Tallulah owns a trademark. She wants to give the trademark to her alma mater but keep the right to prescribe the standard of quality of products or services sold under that trademark. She learns that if she retains this right, she will not receive an income tax deduction for the transfer of the trademark to her alma mater.

Example 4.9.3B

Missy held a valuable trademark she created eight years ago. Missy donated the trademark and the right to receive income from the trademark to a charitable organization five years ago. Every year since its creation, Missy's trademark has produced income of $1,000. In the year following the donation, Missy was able to deduct the full $1,000. In year five, Missy was only able to deduct $700.

Valuation


The fair market value of a trademark is determined by an appraiser and is typically based upon the value of goodwill. Goodwill relates to the inherent value of the trademark, which is based on reputation, the loyalty of the customer base associated with the trademark and the public recognition of the trademark. If the trademark is valued over $5,000, the donor must also obtain a qualified appraisal prepared by a qualified appraiser.

Transfer Methods


Trademarks are generally transferred to charity via an assignment contract that is recorded with the USPTO. Sec. 500 of the Trademark Manual of Examining Procedure contains the rules applicable to trademark transfers. The Trademark Manual of Examining Procedure is available on the USPTO website.

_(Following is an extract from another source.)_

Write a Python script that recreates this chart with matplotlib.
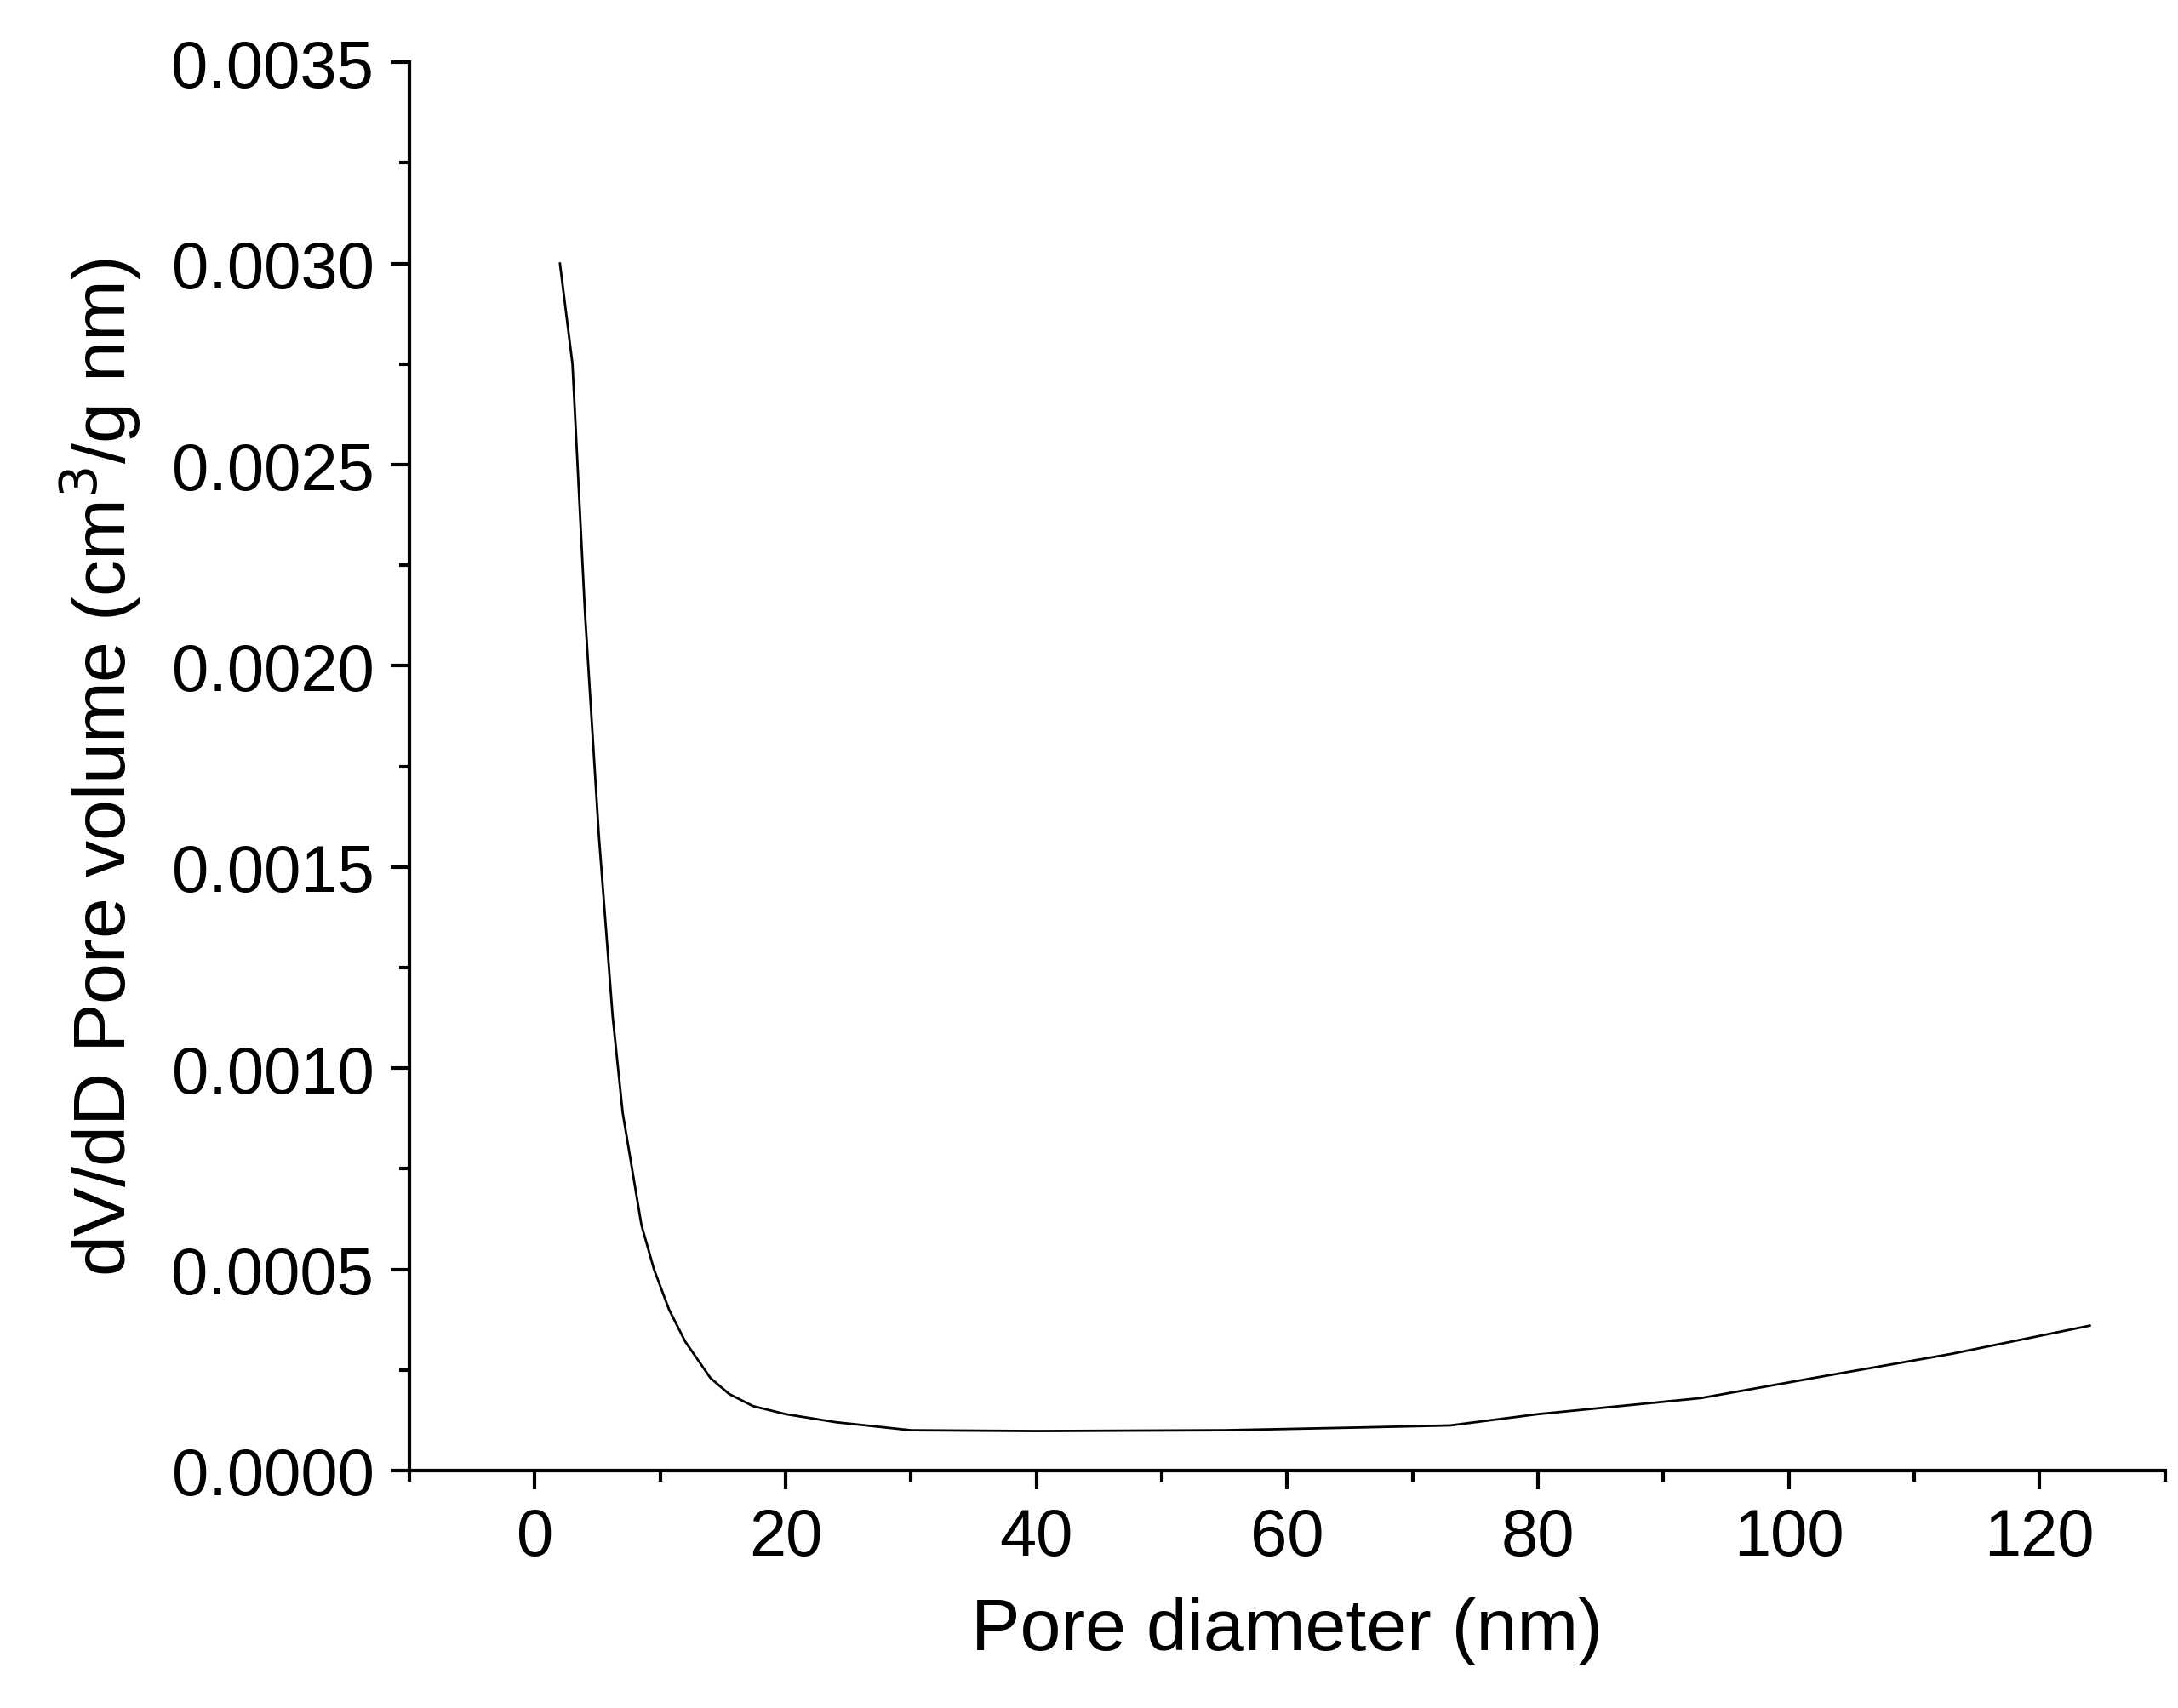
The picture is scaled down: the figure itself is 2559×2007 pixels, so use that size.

Case Studies on Trademarks

Ducky Don and the Trademark Unitrust:   Donald Holden Ducksworth III (Ducky Don to friends) was a lifelong outdoorsman. He loved to hunt and fish. Each fall, Ducky Don and his friends would gather for the opening of duck hunting season. While still in his 20s, Ducky Don started experimenting with duck decoys. He felt that a better duck decoy would lead to more successful hunts.